Data segment —

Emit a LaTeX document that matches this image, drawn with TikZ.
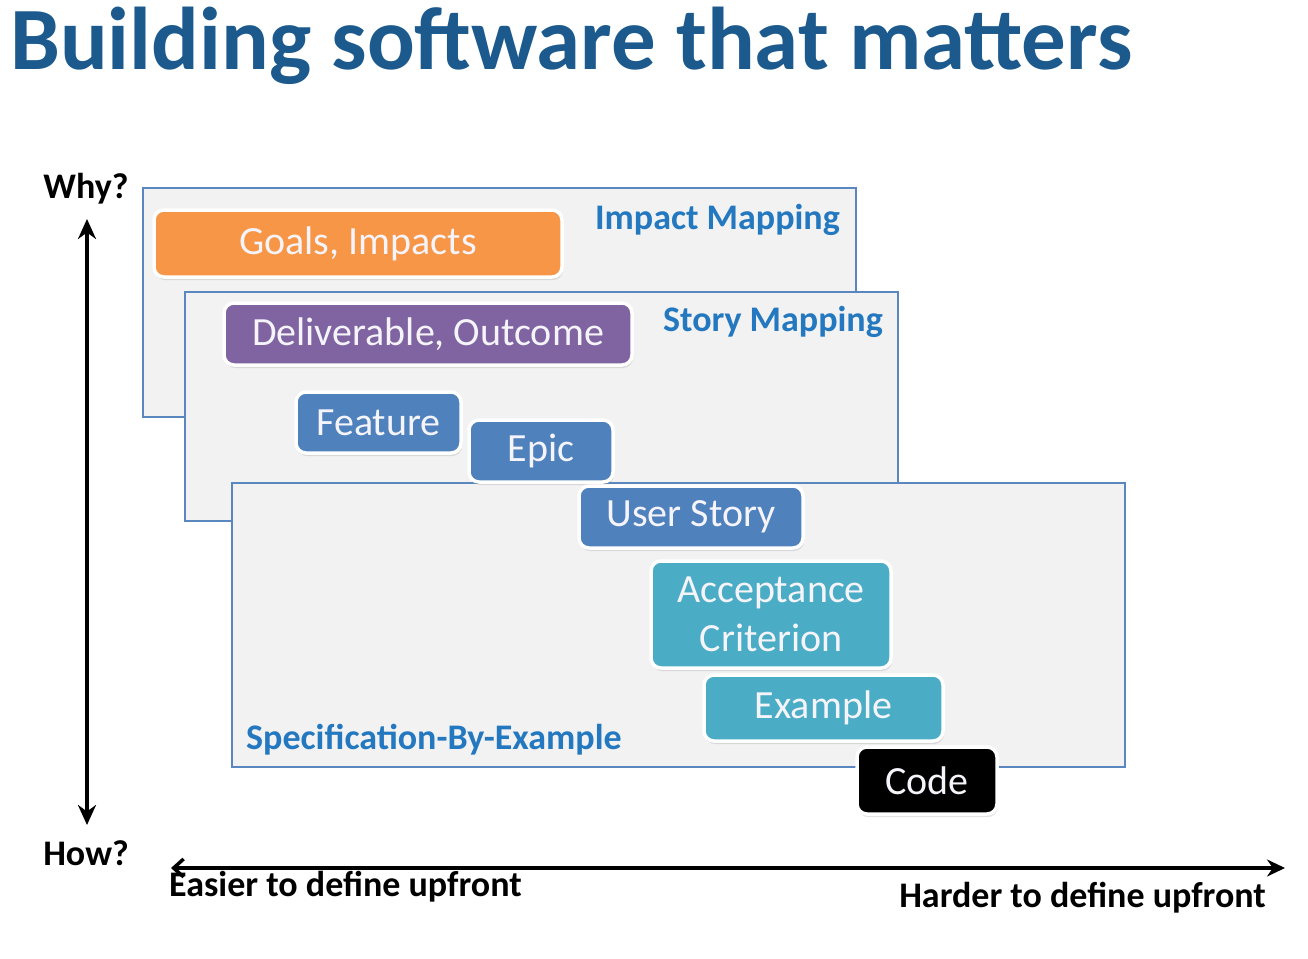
\documentclass[tikz,border=0pt]{standalone}
\usepackage{fontspec}
\setmainfont{Carlito}
\usetikzlibrary{arrows.meta,shadows}
\definecolor{titleblue}{HTML}{1C5A8E}
\definecolor{lblblue}{HTML}{2378C0}
\definecolor{frameblue}{HTML}{5B87C0}
\definecolor{framefill}{HTML}{F2F2F2}
\definecolor{corange}{HTML}{F79646}
\definecolor{cpurple}{HTML}{8064A2}
\definecolor{cblue}{HTML}{4F81BD}
\definecolor{cteal}{HTML}{4BACC6}
\definecolor{ctext}{HTML}{F4F4FA}
\tikzset{
  frame/.style={draw=frameblue, fill=framefill, line width=2.5pt},
  card/.style={draw=white, line width=3.5pt, rounded corners=10pt, text=ctext,
    font=\fontsize{40}{46}\selectfont, align=center, inner sep=0pt,
    drop shadow={opacity=0.22, shadow xshift=1pt, shadow yshift=-3pt}},
  maplabel/.style={text=lblblue, font=\bfseries\fontsize{36}{40}\selectfont, inner sep=0pt},
  axislabel/.style={text=black, font=\bfseries\fontsize{36}{40}\selectfont, inner sep=0pt},
  axis/.style={line width=3.5pt, black}
}
\begin{document}
\begin{tikzpicture}[x=1pt,y=-1pt]
\useasboundingbox (0,0) rectangle (1308,958);
\node[anchor=base west, inner sep=0pt, text=titleblue, font=\bfseries\fontsize{89}{96}\selectfont] (title) at (10,70) {Building software that matters};
% frames
\draw[frame] (143,188) rectangle (856,417);
\node[maplabel, anchor=east] (impact) at (840,220) {Impact Mapping};
\draw[frame] (185,292) rectangle (898,521);
\node[maplabel, anchor=east] (story) at (883,322) {Story Mapping};
\draw[frame] (232,483) rectangle (1125,767);
\node[maplabel, anchor=west] (sbe) at (246,740) {Specification-By-Example};
% cards
\node[card, fill=corange, minimum width=408pt, minimum height=67pt] (goals) at (358,243.5) {Goals, Impacts};
\node[card, fill=cpurple, minimum width=408pt, minimum height=62pt] (deliv) at (428,334) {Deliverable, Outcome};
\node[card, fill=cblue, minimum width=165pt, minimum height=61pt] (feature) at (378.5,422.5) {Feature};
\node[card, fill=cblue, minimum width=144pt, minimum height=62pt] (epic) at (541,451) {Epic};
\node[card, fill=cblue, minimum width=224pt, minimum height=62pt] (ustory) at (691,517) {User Story};
\node[card, fill=cteal, minimum width=240pt, minimum height=107pt, font=\fontsize{40}{49}\selectfont] (accept) at (771,614.5) {Acceptance\\Criterion};
\node[card, fill=cteal, minimum width=239pt, minimum height=66pt] (example) at (823.5,708) {Example};
\node[card, fill=black, minimum width=140pt, minimum height=67pt] (code) at (927,780.5) {Code};
% axes
\node[axislabel] (why) at (86,189) {Why?};
\node[axislabel] (how) at (86,853) {How?};
\coordinate (vtop) at (87,219);
\coordinate (vbot) at (87,825);
\draw[axis, {Stealth[length=20pt,width=18pt]}-{Stealth[length=20pt,width=18pt]}] (vtop) -- (vbot);
\coordinate (hl) at (171,868);
\coordinate (hr) at (1285,868);
\draw[axis, {Straight Barb[length=10pt,width=18pt]}-{Stealth[length=18pt,width=17pt]}] (hl) -- (hr);
\node[axislabel, anchor=west] (easier) at (169,887) {Easier to define upfront};
\node[axislabel, anchor=east] (harder) at (1266,898) {Harder to define upfront};
\end{tikzpicture}
\end{document}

What you have to do — Report each line of the material above where the word "that" appears.

Solved problem —
Emit a LaTeX document that matches this image, drawn with TikZ.
\node[anchor=base west, inner sep=0pt, text=titleblue, font=\bfseries\fontsize{89}{96}\selectfont] (title) at (10,70) {Building software that matters};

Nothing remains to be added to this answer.